When I say “breathtakingly obvious ripoff,” I couldn’t be more serious. The product would be indistinguishable from Ultima except for the couple of features it steals from Akalabeth and Ultima II. These include:

  • Overland, iconographic surface navigation is contrasted with first-person wireframe dungeon movement.
  • The game has the same attributes, races, and character classes as Ultima, plus modifications to attributes based on race and class choices.
  • The same enemies pop up in the wilderness, including “evil rangers” (Ultima)
  • The command list is copied almost directly from Ultima, including (K)limb, (Z)stats, and (I)nform and Search.

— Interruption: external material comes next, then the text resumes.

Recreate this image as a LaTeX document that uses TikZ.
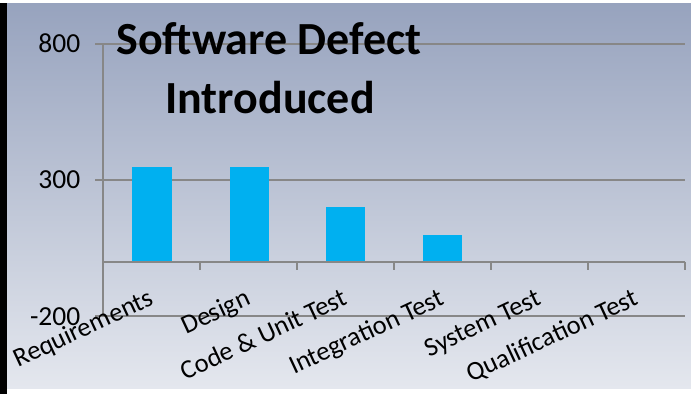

  • A king gives you random quests to visit signs and slay enemies (Akalabeth and Ultima) and takes your gold for hit-point increases (Ultima and Ultima II)
  • Oh, but you also get hit points when you leave dungeons, based on the number of enemies you killed! (Akalabeth, Ultima)
  • Quests offered by kings alter between visiting signs and killing specific enemies in dungeons (Ultima)
  • Towns feature little counters selling weapons, armor, spells, and food. You engage them by walking up and hitting (T)ransact.
  • Bartenders give hints when you buy drinks (Ultima).
  • Spells appear as inventory items that deplete as cast (all three games)
  • You need to constantly watch dwindling food supplies (all three games)
  • Magic only works in dungeons (Ultima II)
  • A king’s castle features a princess in jail and a jester wandering around who steals from you. And guess what the jester has to say?

The Addict goes on to note that, insofar as it rips off Ultima, the game is quite good. He cannot say the same for where the game tries to be original however, and singles out its control scheme and error-handling for criticism in particular.